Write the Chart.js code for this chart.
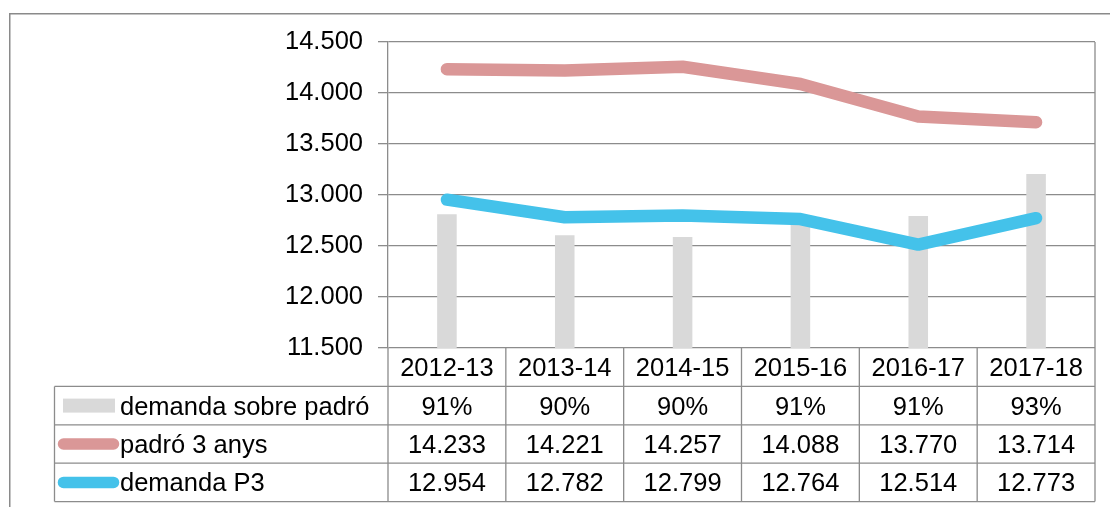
<!DOCTYPE html>
<html>
<head>
<meta charset="utf-8">
<script src="https://cdn.jsdelivr.net/npm/chart.js@4.4.1/dist/chart.umd.min.js"></script>
<style>
    html, body { margin: 0; padding: 0; background: #fff; }
    #wrap { width: 1110px; height: 507px; position: relative; }
</style>
</head>
<body>
<div id="wrap"><canvas id="chart"></canvas></div>
<script>
const categories = ['2012-13', '2013-14', '2014-15', '2015-16', '2016-17', '2017-18'];
const demandaPct = [91.0, 89.9, 89.8, 90.6, 90.9, 93.1];
const padro3 = [14233, 14221, 14257, 14088, 13770, 13714];
const demandaP3 = [12954, 12782, 12799, 12764, 12514, 12773];
const seriesNames = ['demanda sobre padró', 'padró 3 anys', 'demanda P3'];
const yMin = 11500, yMax = 14500, yStep = 500;
const pctMin = 84, pctMax = 100;

const FONT = '"Liberation Sans", Arial, sans-serif';
const FONT_SIZE = 25.5;
const GRID = '#8c8c8c';
const RED = '#da9797';
const BLUE = '#44c2ea';

function fmt(v) {
    return String(v).replace(/\B(?=(\d{3})+(?!\d))/g, '.');
}

const tablePlugin = {
    id: 'dataTable',
    afterDraw(chart) {
        const ctx = chart.ctx;
        const area = chart.chartArea;
        const xs = chart.scales.x;
        const rowH = 38.4;
        const top = area.bottom;
        const colW = (area.right - area.left) / categories.length;
        const legLeft = 54.5;

        ctx.save();
        ctx.strokeStyle = GRID;
        ctx.lineWidth = 1.3;
        ctx.beginPath();
        for (let r = 1; r <= 4; r++) {
            const y = top + r * rowH;
            ctx.moveTo(legLeft, y);
            ctx.lineTo(area.right, y);
        }
        for (let i = 0; i <= categories.length; i++) {
            const x = area.left + i * colW;
            ctx.moveTo(x, top);
            ctx.lineTo(x, top + 4 * rowH);
        }
        ctx.moveTo(legLeft, top + rowH);
        ctx.lineTo(legLeft, top + 4 * rowH);
        // right border of plot
        ctx.moveTo(area.right, area.top);
        ctx.lineTo(area.right, top);
        ctx.stroke();

        // outer frame
        ctx.strokeStyle = '#8a8a8a';
        ctx.lineWidth = 1.5;
        ctx.beginPath();
        ctx.moveTo(9.75, 507);
        ctx.lineTo(9.75, 13.75);
        ctx.lineTo(1110, 13.75);
        ctx.stroke();

        // text
        ctx.font = FONT_SIZE + 'px ' + FONT;
        ctx.fillStyle = '#000';
        ctx.textAlign = 'center';
        ctx.textBaseline = 'alphabetic';
        const rows = [
            categories,
            demandaPct.map(v => Math.round(v) + '%'),
            padro3.map(fmt),
            demandaP3.map(fmt)
        ];
        rows.forEach((row, r) => {
            const yc = top + r * rowH + rowH / 2;
            row.forEach((txt, i) => {
                ctx.fillText(txt, xs.getPixelForValue(i), yc + 9);
            });
        });

        // legend cells
        ctx.textAlign = 'left';
        seriesNames.forEach((name, k) => {
            const yc = top + (k + 1) * rowH + rowH / 2;
            if (k === 0) {
                ctx.fillStyle = '#d9d9d9';
                ctx.fillRect(63, yc - 7, 52, 14);
            } else {
                ctx.strokeStyle = k === 1 ? RED : BLUE;
                ctx.lineWidth = 11.5;
                ctx.lineCap = 'round';
                ctx.beginPath();
                ctx.moveTo(63.5, yc);
                ctx.lineTo(113.5, yc);
                ctx.stroke();
            }
            ctx.fillStyle = '#000';
            ctx.fillText(name, 120, yc + 9);
        });
        ctx.restore();
    }
};

new Chart(document.getElementById('chart'), {
    type: 'bar',
    data: {
        labels: categories,
        datasets: [
            {
                label: seriesNames[0],
                data: demandaPct,
                yAxisID: 'y2',
                backgroundColor: '#d9d9d9',
                barPercentage: 0.166,
                categoryPercentage: 1,
                order: 3
            },
            {
                type: 'line',
                label: seriesNames[1],
                data: padro3,
                yAxisID: 'y',
                borderColor: RED,
                borderWidth: 12.5,
                borderCapStyle: 'round',
                borderJoinStyle: 'round',
                pointRadius: 0,
                tension: 0,
                order: 2
            },
            {
                type: 'line',
                label: seriesNames[2],
                data: demandaP3,
                yAxisID: 'y',
                borderColor: BLUE,
                borderWidth: 12.5,
                borderCapStyle: 'round',
                borderJoinStyle: 'round',
                pointRadius: 0,
                tension: 0,
                order: 1
            }
        ]
    },
    options: {
        responsive: true,
        maintainAspectRatio: false,
        animation: false,
        layout: { padding: { left: 0, right: 15, top: 42, bottom: 0 } },
        plugins: {
            legend: { display: false },
            tooltip: { enabled: false }
        },
        scales: {
            x: {
                offset: true,
                grid: { display: false },
                border: { display: false },
                ticks: { display: false },
                afterFit(scale) { scale.height = 159; }
            },
            y: {
                min: yMin,
                max: yMax,
                ticks: {
                    stepSize: yStep,
                    padding: 15,
                    color: '#000',
                    font: { family: FONT, size: FONT_SIZE },
                    callback: v => fmt(v)
                },
                grid: { color: GRID, lineWidth: 1.3, tickLength: 10 },
                border: { color: GRID, width: 1.3 },
                afterFit(scale) { scale.width = 388; }
            },
            y2: {
                display: false,
                min: pctMin,
                max: pctMax
            }
        }
    },
    plugins: [tablePlugin]
});
</script>
</body>
</html>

· · · ·

*DIRECTIVE:* Every line of the material is to be quoted exactly, with no pictures carried over.

*ANSWER TO THE TASK:*
Write the Chart.js code for this chart.
<!DOCTYPE html>
<html>
<head>
<meta charset="utf-8">
<script src="https://cdn.jsdelivr.net/npm/chart.js@4.4.1/dist/chart.umd.min.js"></script>
<style>
    html, body { margin: 0; padding: 0; background: #fff; }
    #wrap { width: 1110px; height: 507px; position: relative; }
</style>
</head>
<body>
<div id="wrap"><canvas id="chart"></canvas></div>
<script>
const categories = ['2012-13', '2013-14', '2014-15', '2015-16', '2016-17', '2017-18'];
const demandaPct = [91.0, 89.9, 89.8, 90.6, 90.9, 93.1];
const padro3 = [14233, 14221, 14257, 14088, 13770, 13714];
const demandaP3 = [12954, 12782, 12799, 12764, 12514, 12773];
const seriesNames = ['demanda sobre padró', 'padró 3 anys', 'demanda P3'];
const yMin = 11500, yMax = 14500, yStep = 500;
const pctMin = 84, pctMax = 100;

const FONT = '"Liberation Sans", Arial, sans-serif';
const FONT_SIZE = 25.5;
const GRID = '#8c8c8c';
const RED = '#da9797';
const BLUE = '#44c2ea';

function fmt(v) {
    return String(v).replace(/\B(?=(\d{3})+(?!\d))/g, '.');
}

const tablePlugin = {
    id: 'dataTable',
    afterDraw(chart) {
        const ctx = chart.ctx;
        const area = chart.chartArea;
        const xs = chart.scales.x;
        const rowH = 38.4;
        const top = area.bottom;
        const colW = (area.right - area.left) / categories.length;
        const legLeft = 54.5;

        ctx.save();
        ctx.strokeStyle = GRID;
        ctx.lineWidth = 1.3;
        ctx.beginPath();
        for (let r = 1; r <= 4; r++) {
            const y = top + r * rowH;
            ctx.moveTo(legLeft, y);
            ctx.lineTo(area.right, y);
        }
        for (let i = 0; i <= categories.length; i++) {
            const x = area.left + i * colW;
            ctx.moveTo(x, top);
            ctx.lineTo(x, top + 4 * rowH);
        }
        ctx.moveTo(legLeft, top + rowH);
        ctx.lineTo(legLeft, top + 4 * rowH);
        // right border of plot
        ctx.moveTo(area.right, area.top);
        ctx.lineTo(area.right, top);
        ctx.stroke();

        // outer frame
        ctx.strokeStyle = '#8a8a8a';
        ctx.lineWidth = 1.5;
        ctx.beginPath();
        ctx.moveTo(9.75, 507);
        ctx.lineTo(9.75, 13.75);
        ctx.lineTo(1110, 13.75);
        ctx.stroke();

        // text
        ctx.font = FONT_SIZE + 'px ' + FONT;
        ctx.fillStyle = '#000';
        ctx.textAlign = 'center';
        ctx.textBaseline = 'alphabetic';
        const rows = [
            categories,
            demandaPct.map(v => Math.round(v) + '%'),
            padro3.map(fmt),
            demandaP3.map(fmt)
        ];
        rows.forEach((row, r) => {
            const yc = top + r * rowH + rowH / 2;
            row.forEach((txt, i) => {
                ctx.fillText(txt, xs.getPixelForValue(i), yc + 9);
            });
        });

        // legend cells
        ctx.textAlign = 'left';
        seriesNames.forEach((name, k) => {
            const yc = top + (k + 1) * rowH + rowH / 2;
            if (k === 0) {
                ctx.fillStyle = '#d9d9d9';
                ctx.fillRect(63, yc - 7, 52, 14);
            } else {
                ctx.strokeStyle = k === 1 ? RED : BLUE;
                ctx.lineWidth = 11.5;
                ctx.lineCap = 'round';
                ctx.beginPath();
                ctx.moveTo(63.5, yc);
                ctx.lineTo(113.5, yc);
                ctx.stroke();
            }
            ctx.fillStyle = '#000';
            ctx.fillText(name, 120, yc + 9);
        });
        ctx.restore();
    }
};

new Chart(document.getElementById('chart'), {
    type: 'bar',
    data: {
        labels: categories,
        datasets: [
            {
                label: seriesNames[0],
                data: demandaPct,
                yAxisID: 'y2',
                backgroundColor: '#d9d9d9',
                barPercentage: 0.166,
                categoryPercentage: 1,
                order: 3
            },
            {
                type: 'line',
                label: seriesNames[1],
                data: padro3,
                yAxisID: 'y',
                borderColor: RED,
                borderWidth: 12.5,
                borderCapStyle: 'round',
                borderJoinStyle: 'round',
                pointRadius: 0,
                tension: 0,
                order: 2
            },
            {
                type: 'line',
                label: seriesNames[2],
                data: demandaP3,
                yAxisID: 'y',
                borderColor: BLUE,
                borderWidth: 12.5,
                borderCapStyle: 'round',
                borderJoinStyle: 'round',
                pointRadius: 0,
                tension: 0,
                order: 1
            }
        ]
    },
    options: {
        responsive: true,
        maintainAspectRatio: false,
        animation: false,
        layout: { padding: { left: 0, right: 15, top: 42, bottom: 0 } },
        plugins: {
            legend: { display: false },
            tooltip: { enabled: false }
        },
        scales: {
            x: {
                offset: true,
                grid: { display: false },
                border: { display: false },
                ticks: { display: false },
                afterFit(scale) { scale.height = 159; }
            },
            y: {
                min: yMin,
                max: yMax,
                ticks: {
                    stepSize: yStep,
                    padding: 15,
                    color: '#000',
                    font: { family: FONT, size: FONT_SIZE },
                    callback: v => fmt(v)
                },
                grid: { color: GRID, lineWidth: 1.3, tickLength: 10 },
                border: { color: GRID, width: 1.3 },
                afterFit(scale) { scale.width = 388; }
            },
            y2: {
                display: false,
                min: pctMin,
                max: pctMax
            }
        }
    },
    plugins: [tablePlugin]
});
</script>
</body>
</html>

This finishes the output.